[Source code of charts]

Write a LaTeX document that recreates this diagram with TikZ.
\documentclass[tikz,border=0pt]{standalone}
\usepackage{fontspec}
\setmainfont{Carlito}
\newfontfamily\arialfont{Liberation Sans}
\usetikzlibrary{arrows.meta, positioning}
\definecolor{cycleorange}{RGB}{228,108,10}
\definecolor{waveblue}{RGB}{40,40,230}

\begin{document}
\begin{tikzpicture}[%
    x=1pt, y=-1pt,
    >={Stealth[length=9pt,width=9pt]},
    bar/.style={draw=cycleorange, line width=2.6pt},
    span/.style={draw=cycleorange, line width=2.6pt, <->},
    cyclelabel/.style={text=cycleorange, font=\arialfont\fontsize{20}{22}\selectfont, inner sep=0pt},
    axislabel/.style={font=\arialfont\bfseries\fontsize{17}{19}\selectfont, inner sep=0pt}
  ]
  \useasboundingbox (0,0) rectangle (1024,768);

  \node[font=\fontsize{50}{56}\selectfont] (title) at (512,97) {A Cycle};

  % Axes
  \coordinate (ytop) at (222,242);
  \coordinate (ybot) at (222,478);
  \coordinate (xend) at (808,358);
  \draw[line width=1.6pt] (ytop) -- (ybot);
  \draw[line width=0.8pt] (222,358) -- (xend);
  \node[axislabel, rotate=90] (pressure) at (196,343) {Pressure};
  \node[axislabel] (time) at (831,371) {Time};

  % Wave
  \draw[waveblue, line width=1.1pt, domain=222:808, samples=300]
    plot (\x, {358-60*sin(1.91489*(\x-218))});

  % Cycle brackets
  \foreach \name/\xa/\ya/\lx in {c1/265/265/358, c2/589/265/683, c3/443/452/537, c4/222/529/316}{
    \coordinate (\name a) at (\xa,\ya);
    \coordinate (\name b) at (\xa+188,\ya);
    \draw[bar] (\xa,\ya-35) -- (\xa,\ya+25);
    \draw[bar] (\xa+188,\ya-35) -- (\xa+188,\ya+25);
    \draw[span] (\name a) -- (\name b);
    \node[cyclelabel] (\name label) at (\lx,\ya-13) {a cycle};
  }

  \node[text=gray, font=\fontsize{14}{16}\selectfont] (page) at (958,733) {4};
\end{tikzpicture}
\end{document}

* * *

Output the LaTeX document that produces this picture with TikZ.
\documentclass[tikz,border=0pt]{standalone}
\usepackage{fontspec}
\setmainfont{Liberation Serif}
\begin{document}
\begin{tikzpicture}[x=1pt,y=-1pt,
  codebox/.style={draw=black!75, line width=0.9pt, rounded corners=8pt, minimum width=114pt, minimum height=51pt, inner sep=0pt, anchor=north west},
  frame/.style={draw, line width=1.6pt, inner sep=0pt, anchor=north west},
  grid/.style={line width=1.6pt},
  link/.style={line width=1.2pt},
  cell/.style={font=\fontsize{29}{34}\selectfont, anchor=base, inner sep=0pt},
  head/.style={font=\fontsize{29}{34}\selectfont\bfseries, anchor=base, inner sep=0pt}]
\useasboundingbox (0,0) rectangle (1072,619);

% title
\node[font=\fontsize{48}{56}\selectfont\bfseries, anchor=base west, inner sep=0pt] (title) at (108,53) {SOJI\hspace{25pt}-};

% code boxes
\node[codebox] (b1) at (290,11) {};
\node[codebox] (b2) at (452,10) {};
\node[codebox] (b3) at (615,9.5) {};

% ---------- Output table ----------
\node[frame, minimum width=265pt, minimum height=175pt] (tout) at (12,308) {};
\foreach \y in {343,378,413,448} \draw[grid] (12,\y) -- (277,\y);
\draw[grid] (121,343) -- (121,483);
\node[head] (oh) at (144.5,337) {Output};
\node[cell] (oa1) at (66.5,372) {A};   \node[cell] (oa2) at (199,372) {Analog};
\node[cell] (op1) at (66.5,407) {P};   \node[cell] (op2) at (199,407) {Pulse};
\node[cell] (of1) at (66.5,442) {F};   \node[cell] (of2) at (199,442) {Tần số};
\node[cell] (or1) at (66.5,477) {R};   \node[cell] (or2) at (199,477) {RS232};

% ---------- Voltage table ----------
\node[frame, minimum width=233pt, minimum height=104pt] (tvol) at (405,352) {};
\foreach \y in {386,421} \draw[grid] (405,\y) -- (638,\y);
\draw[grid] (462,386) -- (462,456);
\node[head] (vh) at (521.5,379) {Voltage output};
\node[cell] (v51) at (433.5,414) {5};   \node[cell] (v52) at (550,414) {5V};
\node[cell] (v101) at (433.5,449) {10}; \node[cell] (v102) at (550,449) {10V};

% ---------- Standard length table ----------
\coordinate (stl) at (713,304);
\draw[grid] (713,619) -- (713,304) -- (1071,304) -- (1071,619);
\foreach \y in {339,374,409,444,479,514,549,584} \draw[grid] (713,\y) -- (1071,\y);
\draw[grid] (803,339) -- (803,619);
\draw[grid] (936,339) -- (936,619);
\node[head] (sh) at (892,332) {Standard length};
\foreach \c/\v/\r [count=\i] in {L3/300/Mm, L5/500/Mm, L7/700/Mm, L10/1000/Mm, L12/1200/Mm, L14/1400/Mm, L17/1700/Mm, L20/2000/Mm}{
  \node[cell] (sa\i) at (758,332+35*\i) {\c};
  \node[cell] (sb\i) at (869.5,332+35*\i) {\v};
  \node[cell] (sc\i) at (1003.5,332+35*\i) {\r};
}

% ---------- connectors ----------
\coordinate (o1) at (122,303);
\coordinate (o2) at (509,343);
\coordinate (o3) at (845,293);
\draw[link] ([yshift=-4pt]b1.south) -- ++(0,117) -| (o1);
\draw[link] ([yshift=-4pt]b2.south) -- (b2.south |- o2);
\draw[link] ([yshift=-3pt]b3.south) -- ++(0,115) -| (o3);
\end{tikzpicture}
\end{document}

### What you have to do
Repeat, exactly as they stand above, the lines from the line with "Write a LaTeX" to the line with "(0,0) rectangle (1024,768);", both lines included.

### Result of the exercise
Write a LaTeX document that recreates this diagram with TikZ.
\documentclass[tikz,border=0pt]{standalone}
\usepackage{fontspec}
\setmainfont{Carlito}
\newfontfamily\arialfont{Liberation Sans}
\usetikzlibrary{arrows.meta, positioning}
\definecolor{cycleorange}{RGB}{228,108,10}
\definecolor{waveblue}{RGB}{40,40,230}

\begin{document}
\begin{tikzpicture}[%
    x=1pt, y=-1pt,
    >={Stealth[length=9pt,width=9pt]},
    bar/.style={draw=cycleorange, line width=2.6pt},
    span/.style={draw=cycleorange, line width=2.6pt, <->},
    cyclelabel/.style={text=cycleorange, font=\arialfont\fontsize{20}{22}\selectfont, inner sep=0pt},
    axislabel/.style={font=\arialfont\bfseries\fontsize{17}{19}\selectfont, inner sep=0pt}
  ]
  \useasboundingbox (0,0) rectangle (1024,768);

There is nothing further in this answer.